Throughout France, there are excellent co-operatives producing quality wines. Consider the Cave de Prissé and Cave de Chablis at opposite geographical poles of Burgundy. Prissé's basic Mâcon in its 2011 Sainsbury's Taste the Difference Mâcon-Villages, £6.99, Sainsbury's, is a spritz-fresh chardonnay, while the Cave des Vigneron's 2010 Chablis, £10.99, Waitrose, combines the flavours of the chardonnay grape with mouthwatering acidity.

The Plaimont Co-operative's Tesco's 2011 Finest* Côtes de Gascogne, £4.99, down from £7.99, or £4.74 bottle/case, is a zesty white made from the local gros manseng grape with a dash of sauvignon blanc. Further south, the Sieur d'Arques co-operative makes both good fizz and a mean chardonnay, the 2009 Les Bénédictins Chardonnay, Limoux, £12.99, Laithwaites, a burgundian-style dry white with a clean bite. If you can keep your head when others are losing theirs?

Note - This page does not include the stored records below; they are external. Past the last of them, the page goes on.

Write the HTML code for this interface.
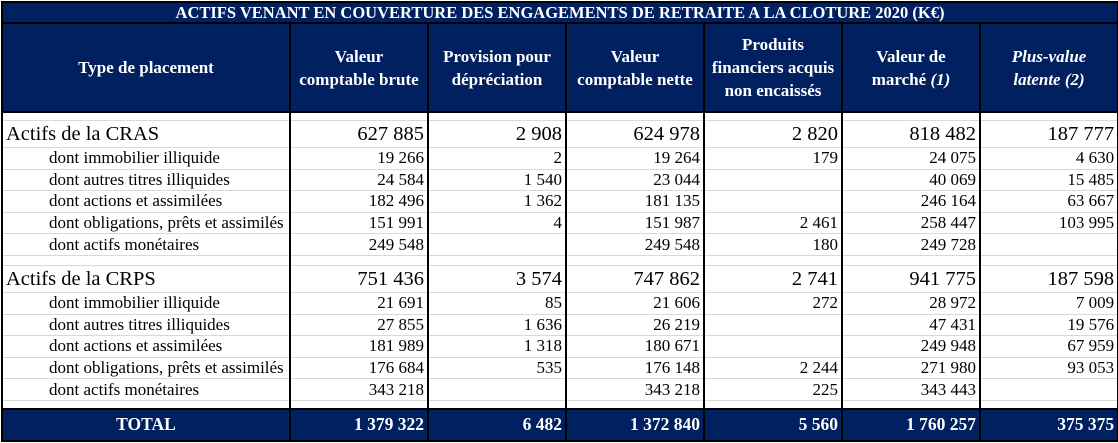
<!DOCTYPE html>
<html><head><meta charset="utf-8">
<style>
html,body{margin:0;padding:0;background:#fff;}
table{border-collapse:collapse;table-layout:fixed;width:1116px;margin-left:1px;margin-top:1px;font-family:"Liberation Serif",serif;color:#000;}
td{padding:0 3px;border-left:2px solid #000;border-right:2px solid #000;border-top:1px solid #d9d9d9;border-bottom:1px solid #d9d9d9;white-space:nowrap;overflow:hidden;}
tr.t td{background:#002060;color:#fff;font-weight:bold;font-size:16.5px;text-align:center;border:2px solid #000;height:19px;line-height:18px;}
tr.h td{background:#002060;color:#fff;font-weight:bold;font-size:17px;text-align:center;border:2px solid #000;height:87px;line-height:23px;white-space:normal;}
tr.s td{height:7px;font-size:1px;}
tr.b td{height:26px;font-size:20.5px;text-align:right;line-height:24px;}
tr.b td:first-child{text-align:left;padding-left:3px;}
tr.r td{height:20.6px;font-size:17px;text-align:right;line-height:20px;}
tr.r td:first-child{text-align:left;padding-left:46px;}
tr.tot td{background:#002060;color:#fff;font-weight:bold;font-size:17.5px;text-align:right;border:2px solid #000;height:30px;}
tr.tot td:first-child{text-align:center;}
</style></head><body>
<table>
<colgroup><col style="width:288px"><col style="width:138px"><col style="width:138px"><col style="width:138px"><col style="width:138px"><col style="width:138px"><col style="width:138px"></colgroup>
<tr class="t"><td colspan="7">ACTIFS VENANT EN COUVERTURE DES ENGAGEMENTS DE RETRAITE A LA CLOTURE 2020 (K€)</td></tr>
<tr class="h">
<td>Type de placement</td>
<td>Valeur<br>comptable brute</td>
<td>Provision pour<br>dépréciation</td>
<td>Valeur<br>comptable nette</td>
<td>Produits<br>financiers acquis<br>non encaissés</td>
<td>Valeur de<br>marché <i>(1)</i></td>
<td><i>Plus-value<br>latente (2)</i></td>
</tr>
<tr class="s"><td></td><td></td><td></td><td></td><td></td><td></td><td></td></tr>
<tr class="b"><td>Actifs de la CRAS</td><td>627 885</td><td>2 908</td><td>624 978</td><td>2 820</td><td>818 482</td><td>187 777</td></tr>
<tr class="r"><td>dont immobilier illiquide</td><td>19 266</td><td>2</td><td>19 264</td><td>179</td><td>24 075</td><td>4 630</td></tr>
<tr class="r"><td>dont autres titres illiquides</td><td>24 584</td><td>1 540</td><td>23 044</td><td></td><td>40 069</td><td>15 485</td></tr>
<tr class="r"><td>dont actions et assimilées</td><td>182 496</td><td>1 362</td><td>181 135</td><td></td><td>246 164</td><td>63 667</td></tr>
<tr class="r"><td>dont obligations, prêts et assimilés</td><td>151 991</td><td>4</td><td>151 987</td><td>2 461</td><td>258 447</td><td>103 995</td></tr>
<tr class="r"><td>dont actifs monétaires</td><td>249 548</td><td></td><td>249 548</td><td>180</td><td>249 728</td><td></td></tr>
<tr class="s"><td style="height:9px"></td><td></td><td></td><td></td><td></td><td></td><td></td></tr>
<tr class="b"><td>Actifs de la CRPS</td><td>751 436</td><td>3 574</td><td>747 862</td><td>2 741</td><td>941 775</td><td>187 598</td></tr>
<tr class="r"><td>dont immobilier illiquide</td><td>21 691</td><td>85</td><td>21 606</td><td>272</td><td>28 972</td><td>7 009</td></tr>
<tr class="r"><td>dont autres titres illiquides</td><td>27 855</td><td>1 636</td><td>26 219</td><td></td><td>47 431</td><td>19 576</td></tr>
<tr class="r"><td>dont actions et assimilées</td><td>181 989</td><td>1 318</td><td>180 671</td><td></td><td>249 948</td><td>67 959</td></tr>
<tr class="r"><td>dont obligations, prêts et assimilés</td><td>176 684</td><td>535</td><td>176 148</td><td>2 244</td><td>271 980</td><td>93 053</td></tr>
<tr class="r"><td>dont actifs monétaires</td><td>343 218</td><td></td><td>343 218</td><td>225</td><td>343 443</td><td></td></tr>
<tr class="s"><td></td><td></td><td></td><td></td><td></td><td></td><td></td></tr>
<tr class="tot"><td>TOTAL</td><td>1 379 322</td><td>6 482</td><td>1 372 840</td><td>5 560</td><td>1 760 257</td><td>375 375</td></tr>
</table>
</body></html>
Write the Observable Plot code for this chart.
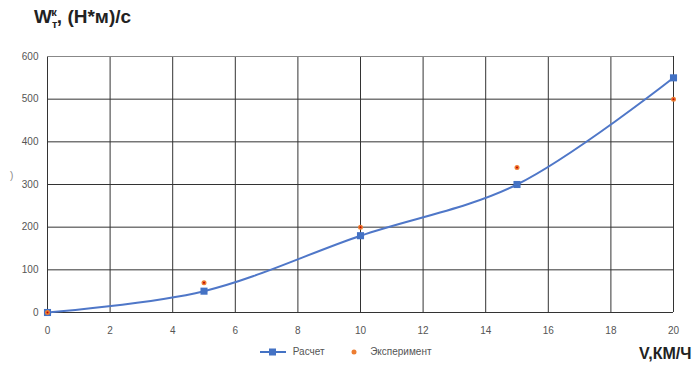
<!DOCTYPE html>
<html><head><meta charset="utf-8">
<script src="https://cdn.jsdelivr.net/npm/d3@7"></script>
<script src="https://cdn.jsdelivr.net/npm/@observablehq/plot@0.6"></script>
<style>
body{margin:0;background:#fff;font-family:"Liberation Sans",Arial,sans-serif;}
#wrap{position:relative;width:700px;height:367px;overflow:hidden;}
.abs{position:absolute;white-space:nowrap;}
</style></head>
<body><div id="wrap">
<div id="chart"></div>
<div class="abs" style="left:34px;top:6px;font-size:19px;font-weight:bold;color:#222;">W<sub style="font-size:11px">т</sub><sup style="font-size:11px;margin-left:-6px">к</sup>, (Н*м)/с</div>
<div class="abs" style="left:10px;top:170px;font-size:10px;color:#888;">)</div>
<div class="abs" style="left:639px;top:345px;font-size:16px;font-weight:bold;color:#222;">V,КМ/Ч</div>
<div class="abs" style="left:260px;top:346px;font-size:10px;color:#555;">
  <svg width="28" height="10" style="vertical-align:middle"><line x1="0" y1="5" x2="26" y2="5" stroke="#4472C4" stroke-width="2"/><rect x="9" y="1.5" width="7" height="7" fill="#4472C4"/></svg>
  <span style="margin-left:2px">Расчет</span>
  <svg width="10" height="10" style="vertical-align:middle;margin-left:22px"><circle cx="5" cy="5" r="2.5" fill="#ED7D31"/></svg>
  <span style="margin-left:8px">Эксперимент</span>
</div>
</div>
<script>
const xCalc = [0, 5, 10, 15, 20];
const yCalc = [0, 50, 180, 300, 550];
const xExp = [0, 5, 10, 15, 20];
const yExp = [0, 70, 200, 340, 500];
const xTicks = [0, 2, 4, 6, 8, 10, 12, 14, 16, 18, 20];
const yTicks = [0, 100, 200, 300, 400, 500, 600];

const calc = xCalc.map((x, i) => ({x, y: yCalc[i]}));
const exp = xExp.map((x, i) => ({x, y: yExp[i]}));

const chart = Plot.plot({
  width: 700, height: 367,
  marginLeft: 47, marginRight: 27, marginTop: 56, marginBottom: 55,
  x: {domain: [0, 20]},
  y: {domain: [0, 600]},
  style: {fontFamily: "Liberation Sans, Arial, sans-serif", background: "transparent"},
  marks: [
    Plot.ruleX(xTicks, {stroke: "#333", strokeWidth: 1, strokeOpacity: 1}),
    Plot.ruleY(yTicks, {stroke: d => d === 600 ? "#888" : "#333", strokeWidth: 1, strokeOpacity: 1}),
    Plot.axisX(xTicks, {tickSize: 0, tickPadding: 14, fontSize: 10, fill: "#555", label: null}),
    Plot.axisY(yTicks, {tickSize: 0, tickPadding: 9, fontSize: 10, fill: "#555", label: null}),
    Plot.line(calc, {x: "x", y: "y", stroke: "#4F77C8", strokeWidth: 2, curve: "catmull-rom"}),
    Plot.dot(calc, {x: "x", y: "y", symbol: "square", r: 4, fill: "#4472C4", stroke: "none"}),
    Plot.dot(exp, {x: "x", y: "y", r: 2.5, fill: "#ED7D31", stroke: "none"}),
    Plot.dot(exp, {x: "x", y: "y", r: 1, fill: "#C00000", stroke: "none"})
  ]
});
document.getElementById("chart").appendChild(chart);
</script>
</body></html>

Marie-Antoinette might have kept hers if she'd let them drink the fine proletarian Champagne Philizot, £12.99, Aldi.

In Robin Hood fashion, our own Co-op has stormed the stronghold of Charles and Piper Heidsieck to stock one of the greatest value vintage champagnes on any retail shelf in the 2004 Les Pionniers Champagne, £24.99, The Co-operative, a fizz with fabulous depth of flavour and guillotine-sharp crispness.